La corrupción es un tema sobre todo cualitativo. Corrupción es utilizar el poder de influencia para enriquecerse o para conceder favores a amigos, familiares o clientelas del partido. Y sobre ambas no debe haber ni un gramo de tolerancia.

En el siglo XIX irrumpió la imagen del político conseguidor teñido de clientelismo. Esa imagen sigue vigente. Tras la apariencia de modernidad se esconde un país lleno de caspa y donde no escapa ningún territorio ni poder del Estado. Sin embargo, en estos momentos excepcionales hay que romper una lanza por la Política (con mayúsculas). Es cuando más la necesitamos. No me cabe ninguna duda de que un número importante de representantes políticos tienen conductas con estándares de probidad razonables. Pero hay otros muchos que no.

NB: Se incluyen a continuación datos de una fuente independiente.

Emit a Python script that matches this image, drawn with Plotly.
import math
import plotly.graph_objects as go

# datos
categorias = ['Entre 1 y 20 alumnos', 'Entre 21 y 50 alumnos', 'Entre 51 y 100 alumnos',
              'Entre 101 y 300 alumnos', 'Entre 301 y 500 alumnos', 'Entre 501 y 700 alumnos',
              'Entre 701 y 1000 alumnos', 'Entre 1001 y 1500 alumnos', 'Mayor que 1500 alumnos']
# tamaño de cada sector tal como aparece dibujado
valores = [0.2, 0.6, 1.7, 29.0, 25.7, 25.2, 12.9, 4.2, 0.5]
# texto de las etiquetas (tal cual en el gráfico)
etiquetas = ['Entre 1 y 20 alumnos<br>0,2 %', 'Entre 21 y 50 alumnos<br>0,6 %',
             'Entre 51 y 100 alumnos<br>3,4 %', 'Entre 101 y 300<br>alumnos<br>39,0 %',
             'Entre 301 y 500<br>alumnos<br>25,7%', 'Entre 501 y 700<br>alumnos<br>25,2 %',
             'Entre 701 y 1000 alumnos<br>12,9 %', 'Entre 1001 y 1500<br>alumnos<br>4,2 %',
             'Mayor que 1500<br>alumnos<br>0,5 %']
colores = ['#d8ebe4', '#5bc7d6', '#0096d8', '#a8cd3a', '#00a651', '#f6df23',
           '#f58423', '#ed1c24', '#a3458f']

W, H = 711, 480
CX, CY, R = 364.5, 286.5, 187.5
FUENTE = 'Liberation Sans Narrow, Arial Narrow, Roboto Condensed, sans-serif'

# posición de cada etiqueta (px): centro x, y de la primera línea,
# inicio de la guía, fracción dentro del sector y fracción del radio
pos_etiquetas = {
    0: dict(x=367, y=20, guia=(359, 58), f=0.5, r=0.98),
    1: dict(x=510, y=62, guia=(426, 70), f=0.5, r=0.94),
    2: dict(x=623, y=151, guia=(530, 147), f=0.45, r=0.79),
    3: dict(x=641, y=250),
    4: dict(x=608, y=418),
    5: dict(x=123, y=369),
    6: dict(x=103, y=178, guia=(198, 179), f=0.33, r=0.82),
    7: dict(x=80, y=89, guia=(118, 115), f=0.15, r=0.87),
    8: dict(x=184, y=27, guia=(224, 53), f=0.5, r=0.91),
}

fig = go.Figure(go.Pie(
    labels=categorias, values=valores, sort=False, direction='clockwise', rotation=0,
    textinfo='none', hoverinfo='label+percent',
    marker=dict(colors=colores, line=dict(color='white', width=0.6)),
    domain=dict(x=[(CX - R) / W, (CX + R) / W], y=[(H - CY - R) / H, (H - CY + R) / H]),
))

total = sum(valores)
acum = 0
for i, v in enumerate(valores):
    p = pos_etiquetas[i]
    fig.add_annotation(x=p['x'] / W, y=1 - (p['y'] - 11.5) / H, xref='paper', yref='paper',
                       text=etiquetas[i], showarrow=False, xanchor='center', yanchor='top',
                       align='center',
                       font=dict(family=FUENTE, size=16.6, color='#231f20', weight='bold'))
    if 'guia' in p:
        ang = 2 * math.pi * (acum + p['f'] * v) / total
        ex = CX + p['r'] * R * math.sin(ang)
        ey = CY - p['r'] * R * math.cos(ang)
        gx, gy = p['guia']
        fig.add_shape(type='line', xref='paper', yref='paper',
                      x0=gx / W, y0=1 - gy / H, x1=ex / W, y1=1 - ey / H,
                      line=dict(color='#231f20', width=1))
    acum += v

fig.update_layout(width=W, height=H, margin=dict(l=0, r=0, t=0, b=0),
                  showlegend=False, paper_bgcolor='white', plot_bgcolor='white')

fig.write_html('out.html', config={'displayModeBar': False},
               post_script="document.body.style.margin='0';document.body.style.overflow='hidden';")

¿Cómo salir de este laberinto de corrupción? No caben salidas en falso. Hay que revitalizar la política y fortalecer la cultura institucional frente a la mediocre y nociva cultura orgánica de los partidos sobre la vida pública. Se debe apostar por una gobernanza inteligente que busque un equilibrio armónico. La impotencia de la política para actuar en clave armónica y alcanzar consensos es un signo evidente de que hemos implantado un modelo de gobernanza estúpida.

El representante público es el espejo de la institución en el que se miran los ciudadanos. El espejo se ha roto en pedazos. Y cuando un espejo se rompe, reconstruirlo es inútil. Ya no valen aplazamientos, leyes o comisiones. Solo cabe actuar de forma decidida y contundente: ante el más mínimo desliz (o sospecha fundada de tal) se debe apartar de forma fulminante, temporal o definitivamente, a esa persona de cualquier responsabilidad pública, sea gubernamental u orgánica.

Si no se actúa rápido, entrará en escena otro tipo de «cirujano de hierro», por utilizar la expresión de Costa, no dictador sino aparentemente tecnócrata (conservador al dictado de los mercados), con consecuencias que es mejor no imaginarse. De ser así, se confirmaría el enésimo fracaso de la experiencia democrática en España. Empeño se está poniendo para ese fatal desenlace.